The general trend is for the sharing of risk and rewards by all parties in a tightly-defined contractual arrangement that covers topics such as IP (Intellectual Property) rights. At Orange, we have a co-innovation board and investment fund to assess opportunities to co-innovate with our customers in areas where our capabilities and aspirations overlap.

Creating a balanced co-innovation portfolio

It’s important to have a portfolio of innovations that will have an impact over three different time frames or horizons. Incremental innovations that improve an existing product, service or business process. Adjacent innovations that extend your current competencies into new, related markets. And disruptive or breakthrough innovations that change the nature of your industry and addresses unmet needs.

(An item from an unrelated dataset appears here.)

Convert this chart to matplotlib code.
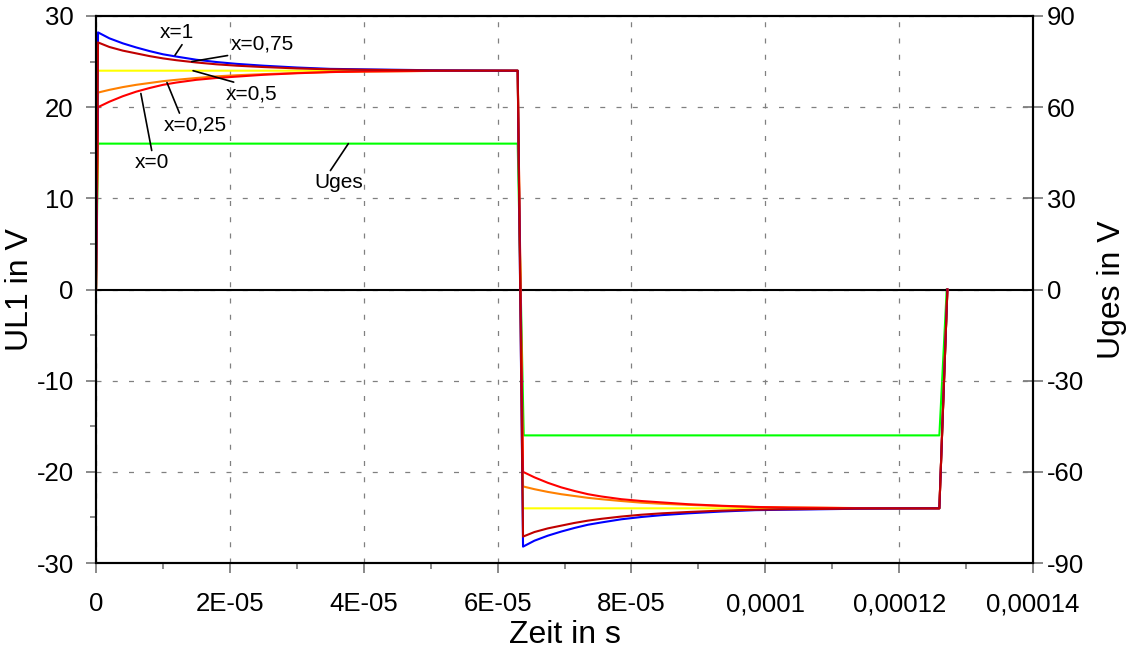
import matplotlib
matplotlib.use('Agg')
from matplotlib import pyplot as plt
from matplotlib.ticker import MultipleLocator
import numpy as np

plt.rcParams['font.family'] = ['Liberation Sans', 'DejaVu Sans']
plt.rcParams['axes.unicode_minus'] = False

# time axis, in microseconds
t_pos = [0, 0.3, 2, 4, 6, 8, 10, 12, 15, 18, 21, 25, 30, 35, 40, 50, 63.0]
t_neg = [63.8, 65.5, 67.5, 69.5, 71.5, 73.5, 75.5, 78.5, 81.5, 84.5, 88.5, 93.5, 98.5, 103.5, 113.5, 126.0, 127.2]

# UL1 for the different x values (first half, positive pulse)
ul1_x1_pos = [0, 28.2, 27.55, 27.0, 26.55, 26.15, 25.8, 25.55, 25.2, 24.95, 24.75, 24.55, 24.35, 24.2, 24.15, 24.05, 24.0]
ul1_x075_pos = [0, 27.1, 26.6, 26.2, 25.9, 25.6, 25.35, 25.15, 24.9, 24.7, 24.55, 24.4, 24.25, 24.15, 24.1, 24.03, 24.0]
ul1_x025_pos = [0, 21.6, 21.9, 22.2, 22.45, 22.65, 22.85, 23.0, 23.2, 23.38, 23.5, 23.62, 23.75, 23.85, 23.9, 23.97, 24.0]
ul1_x0_pos = [0, 20.0, 20.6, 21.2, 21.7, 22.1, 22.45, 22.7, 23.0, 23.2, 23.35, 23.55, 23.72, 23.85, 23.92, 23.98, 24.0]

# second half (negative pulse)
ul1_x1_neg = [-28.2, -27.55, -27.0, -26.55, -26.15, -25.8, -25.55, -25.2, -24.95, -24.75, -24.55, -24.35, -24.2, -24.15, -24.05, -24.0, 0]
ul1_x075_neg = [-27.1, -26.6, -26.2, -25.9, -25.6, -25.35, -25.15, -24.9, -24.7, -24.55, -24.4, -24.25, -24.15, -24.1, -24.03, -24.0, 0]
ul1_x025_neg = [-21.6, -21.9, -22.2, -22.45, -22.65, -22.85, -23.0, -23.2, -23.38, -23.5, -23.62, -23.75, -23.85, -23.9, -23.97, -24.0, 0]
ul1_x0_neg = [-20.0, -20.6, -21.2, -21.7, -22.1, -22.45, -22.7, -23.0, -23.2, -23.35, -23.55, -23.72, -23.85, -23.92, -23.98, -24.0, 0]

# x=0,5 is flat, same for Uges (right axis)
t_x05 = [0, 0.3, 63.0, 63.8, 126.0, 127.2]
ul1_x05 = [0, 24, 24, -24, -24, 0]
t_uges = [0, 0.3, 63.0, 63.9, 126.0, 127.1]
uges = [0, 48, 48, -48, -48, 0]

xtick_vals = [0, 2e-5, 4e-5, 6e-5, 8e-5, 1e-4, 1.2e-4, 1.4e-4]
xtick_labels = ['0', '2E-05', '4E-05', '6E-05', '8E-05', '0,0001', '0,00012', '0,00014']

labels = ['x=1', 'x=0,75', 'x=0,5', 'x=0,25', 'x=0', 'Uges']
label_point = [(11.8, 25.7), (14.3, 25.0), (14.5, 24.0), (10.6, 22.7), (6.7, 21.5), (37.7, 16.0)]
label_pos = [(12.1, 28.2), (24.8, 26.9), (23.2, 21.4), (14.9, 18.0), (8.4, 13.9), (36.2, 11.7)]
label_rel = [(0.7, 0), (0.3, 0.1), (0.35, 1), (0.26, 1), (0.5, 1), (0.3, 1)]

us = 1e-6
t_all = np.array(t_pos + t_neg) * us

fig = plt.figure(figsize=(11.31, 6.5), dpi=100)
ax = fig.add_axes([0.0849, 0.1338, 0.8285, 0.8416])
ax2 = ax.twinx()

# Uges goes on the right axis, but should sit under the UL1 curves
ax2.plot(np.array(t_uges) * us, uges, color='#00FF00', lw=1.5)
ax.set_zorder(ax2.get_zorder() + 1)
ax.patch.set_visible(False)

ax.axhline(0, color='black', lw=1.5, zorder=1.5)
ax.plot(np.array(t_x05) * us, ul1_x05, color='#FFFF00', lw=1.5)
ax.plot(t_all, ul1_x025_pos + ul1_x025_neg, color='#FF8000', lw=1.5)
ax.plot(t_all, ul1_x0_pos + ul1_x0_neg, color='#FF0000', lw=1.5)
ax.plot(t_all, ul1_x1_pos + ul1_x1_neg, color='#0000FF', lw=1.5)
ax.plot(t_all, ul1_x075_pos + ul1_x075_neg, color='#C00000', lw=1.5)

for text, pt, pos, rel in zip(labels, label_point, label_pos, label_rel):
    ax.annotate(text, xy=(pt[0] * us, pt[1]), xytext=(pos[0] * us, pos[1]),
                ha='center', va='center', fontsize=15,
                arrowprops=dict(arrowstyle='-', color='black', lw=1.2,
                                relpos=rel, shrinkA=0, shrinkB=0))

ax.set_xlim(0, 1.4e-4)
ax.set_ylim(-30, 30)
ax2.set_ylim(-90, 90)
ax.set_xticks(xtick_vals)
ax.set_xticklabels(xtick_labels)
ax.xaxis.set_minor_locator(MultipleLocator(1e-5))
ax.set_yticks(range(-30, 31, 10))
ax.yaxis.set_minor_locator(MultipleLocator(5))
ax2.set_yticks(range(-90, 91, 30))

ax.grid(True, which='major', color='#808080', lw=0.9, linestyle=(0, (4, 9)))
ax.set_axisbelow(True)

ax.tick_params(which='major', direction='out', length=7, color='#808080', width=1.3,
               labelsize=18.5)
ax.tick_params(axis='x', which='major', pad=14)
ax.tick_params(axis='y', which='major', pad=9)
ax.tick_params(which='minor', direction='out', length=4.5, color='#808080', width=1.3)
ax2.tick_params(which='major', direction='inout', length=14, color='#808080', width=1.3,
                labelsize=18.5, pad=3)

for a in (ax, ax2):
    for s in a.spines.values():
        s.set_linewidth(1.5)
        s.set_color('black')

ax.set_xlabel('Zeit in s', fontsize=23, labelpad=3)
ax.set_ylabel('UL1 in V', fontsize=23, labelpad=1)
ax2.set_ylabel('Uges in V', fontsize=23, labelpad=9)

fig.savefig('out.png', dpi=100)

Not everything has to be a breakthrough idea. In fact, it is preferable to have a balanced pipeline of big and small ideas if this meets a company’s needs. According to the Benchmarking Innovation Impact 2020 report by KPMG, companies spend 48 per cent of their efforts on incremental innovation, and 26 per cent each on adjacent innovation and transformational innovation.

Companies focusing exclusively on exciting, transformative innovations risk losing their business edge to current competitors who are using incremental innovations to improve their operations right now.

So, to be competitive in the market tomorrow, you need a diverse range of strong prospects in the co-innovation pipeline today.